1.4 Software Components
Although we allude to software components having an analogy to hardware chips, this is only true in a most general sense. Software components created with the rich vocabularies of the programming language, and based upon the constructs created by the programmer's mind, have a far greater range of flexibility and power for problem solving than hardware chips. Of course, therein lays a great deal of the complexity nature of software programs. However, the software components ride on top of the hardware chips adding another complete level of abstraction. The deterministic logic involved in a complex LSI chip is very impressive. But the LSI chip is very limited in the possibility of forming any synergist relationship with a human mental object.

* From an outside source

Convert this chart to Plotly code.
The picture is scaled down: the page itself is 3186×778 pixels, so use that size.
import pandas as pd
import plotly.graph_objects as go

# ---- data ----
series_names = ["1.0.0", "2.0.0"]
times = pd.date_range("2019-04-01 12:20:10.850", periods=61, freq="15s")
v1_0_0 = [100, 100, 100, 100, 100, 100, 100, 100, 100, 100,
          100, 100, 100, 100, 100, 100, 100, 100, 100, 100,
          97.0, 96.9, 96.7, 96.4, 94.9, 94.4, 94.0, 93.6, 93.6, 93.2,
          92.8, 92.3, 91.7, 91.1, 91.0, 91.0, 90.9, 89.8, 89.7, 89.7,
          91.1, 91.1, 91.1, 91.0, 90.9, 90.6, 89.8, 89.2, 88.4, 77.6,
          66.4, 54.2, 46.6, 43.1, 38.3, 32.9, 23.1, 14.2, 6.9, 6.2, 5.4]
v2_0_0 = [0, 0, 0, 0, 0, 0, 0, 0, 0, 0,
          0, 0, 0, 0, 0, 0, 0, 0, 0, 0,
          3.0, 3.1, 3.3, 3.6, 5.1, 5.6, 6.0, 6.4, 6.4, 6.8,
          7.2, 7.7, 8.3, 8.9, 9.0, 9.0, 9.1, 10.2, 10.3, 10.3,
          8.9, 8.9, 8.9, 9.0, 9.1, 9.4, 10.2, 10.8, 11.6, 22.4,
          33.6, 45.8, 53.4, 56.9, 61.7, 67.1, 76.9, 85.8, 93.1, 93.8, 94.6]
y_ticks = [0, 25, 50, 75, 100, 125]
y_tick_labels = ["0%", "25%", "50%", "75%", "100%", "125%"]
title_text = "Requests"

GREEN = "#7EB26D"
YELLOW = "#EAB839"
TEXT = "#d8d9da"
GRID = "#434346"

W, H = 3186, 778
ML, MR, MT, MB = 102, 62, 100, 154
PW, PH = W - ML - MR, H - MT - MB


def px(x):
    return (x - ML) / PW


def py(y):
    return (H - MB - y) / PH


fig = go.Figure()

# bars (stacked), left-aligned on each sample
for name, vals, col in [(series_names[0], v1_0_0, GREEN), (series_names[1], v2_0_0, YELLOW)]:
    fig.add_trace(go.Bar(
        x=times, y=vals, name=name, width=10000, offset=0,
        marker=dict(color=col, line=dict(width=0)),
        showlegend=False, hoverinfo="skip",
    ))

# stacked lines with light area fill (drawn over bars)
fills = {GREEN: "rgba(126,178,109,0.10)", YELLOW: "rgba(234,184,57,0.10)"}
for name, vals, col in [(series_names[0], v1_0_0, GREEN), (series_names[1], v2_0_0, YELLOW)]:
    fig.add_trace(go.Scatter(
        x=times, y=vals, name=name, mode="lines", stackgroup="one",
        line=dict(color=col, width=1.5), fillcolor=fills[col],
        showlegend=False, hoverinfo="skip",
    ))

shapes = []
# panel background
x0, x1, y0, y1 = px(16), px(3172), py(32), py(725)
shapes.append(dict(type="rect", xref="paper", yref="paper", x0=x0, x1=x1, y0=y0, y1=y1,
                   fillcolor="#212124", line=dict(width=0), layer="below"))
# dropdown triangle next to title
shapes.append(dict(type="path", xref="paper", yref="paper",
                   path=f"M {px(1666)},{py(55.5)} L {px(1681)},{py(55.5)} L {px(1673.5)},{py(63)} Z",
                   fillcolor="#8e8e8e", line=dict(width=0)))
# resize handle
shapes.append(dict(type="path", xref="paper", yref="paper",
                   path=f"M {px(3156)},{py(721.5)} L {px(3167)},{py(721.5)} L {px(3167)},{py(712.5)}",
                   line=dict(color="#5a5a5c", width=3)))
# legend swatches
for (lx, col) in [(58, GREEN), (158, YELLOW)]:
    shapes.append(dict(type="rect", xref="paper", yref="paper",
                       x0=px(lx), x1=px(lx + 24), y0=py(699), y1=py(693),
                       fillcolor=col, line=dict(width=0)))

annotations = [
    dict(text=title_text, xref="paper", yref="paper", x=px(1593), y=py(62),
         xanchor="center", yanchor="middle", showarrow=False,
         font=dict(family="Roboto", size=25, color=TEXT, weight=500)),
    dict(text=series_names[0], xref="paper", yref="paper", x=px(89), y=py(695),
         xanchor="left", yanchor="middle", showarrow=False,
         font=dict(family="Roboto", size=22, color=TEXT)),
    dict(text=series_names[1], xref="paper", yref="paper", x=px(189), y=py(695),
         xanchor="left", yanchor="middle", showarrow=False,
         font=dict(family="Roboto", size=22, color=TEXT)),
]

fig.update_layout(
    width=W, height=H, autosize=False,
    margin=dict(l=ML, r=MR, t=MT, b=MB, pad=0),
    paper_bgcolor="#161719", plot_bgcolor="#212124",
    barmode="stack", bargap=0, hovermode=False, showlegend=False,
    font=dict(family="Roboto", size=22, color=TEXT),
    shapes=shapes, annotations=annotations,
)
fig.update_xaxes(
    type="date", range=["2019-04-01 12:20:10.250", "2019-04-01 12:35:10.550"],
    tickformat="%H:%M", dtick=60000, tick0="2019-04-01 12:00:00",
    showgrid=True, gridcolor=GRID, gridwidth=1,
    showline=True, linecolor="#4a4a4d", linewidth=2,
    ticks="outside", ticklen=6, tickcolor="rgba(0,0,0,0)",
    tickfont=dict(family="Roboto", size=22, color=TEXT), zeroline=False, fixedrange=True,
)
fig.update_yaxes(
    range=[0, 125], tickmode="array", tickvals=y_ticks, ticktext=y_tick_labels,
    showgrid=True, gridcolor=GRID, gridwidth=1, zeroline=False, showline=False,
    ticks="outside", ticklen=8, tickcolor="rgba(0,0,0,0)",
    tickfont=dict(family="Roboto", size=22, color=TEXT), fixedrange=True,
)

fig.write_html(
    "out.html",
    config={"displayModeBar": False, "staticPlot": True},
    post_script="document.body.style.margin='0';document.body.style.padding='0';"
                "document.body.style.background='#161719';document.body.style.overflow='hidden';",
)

The more we dwell upon the direction of the .NET Framework's object model, in all its technologies, the more it seems to feel like we are externalizing the mind's use of mental object behavior mechanics. Certainly, the object relationships formed with linking and embedding of software objects, via interfaces, doesn't look much like the dendrite distribution of influences on clusters of neurons. But certainly now, one software object is starting to effect one or more other software objects to accomplish its goal.
Let's look at a control object or collection of control objects from an everyday practical standpoint that we are using in other engineering fields. One of our early loves is the automobile. We can hardly wait to learn how to drive one. Notice, we said drive one, any one. We have done such a great job on our encapsulation and interface exposure that we can learn to drive any kind and be able to drive any other kind. The automobile object we interact with has three primary interface controls: steering wheel, throttle, and brake. We realize that encapsulated within that automobile object is many internal functions. We can be assured that these control interfaces will not change from automobile object to automobile object. In other words, if we go from a General Motors car to a Ford car we can depend on the same functionality of these control interfaces.
Another characteristic of a software object is persistence. Persistence of an object is learned very early by a child. Eventually, when we show a child a toy and then hide it behind our back, the child knows the toy still exists. The child has now conceptualized the toy object as part of its mental set of objects. As the programmer does a mental conceptualization of various software objects, this will lead to a high level of persistence of the objects in the programmer's mind. Because one of the main features of standard software objects is reusability, the efficiency of the programmer will continue to increase as the standard objects are conceptualized in the programmer's mental model.
Polymorphic behavior is another characteristic that can be implemented in a software object. Probably one of the earlier forms that a child realizes has different behavior, based upon form, is the chair object. The chair object is polymorphic in that its behavior depends on its form. We have rocking chairs, kitchen chairs, lounge chairs, and so on. This idea of form and related behavior has created a whole field of study called morphology. Certainly, this is a key idea in how we relate cognitively to various objects. Not only does the clustering of our objects have form relationships, the internal constructs of the objects have a form relationship. There is a definite relationship between the logic flow of a program and the placement of the various meaningful chunks of a program. This is somewhat different than a pure polymorphic nature of a function, but does point out that we should be aware of the morphology of our objects and their parts and placement in our program.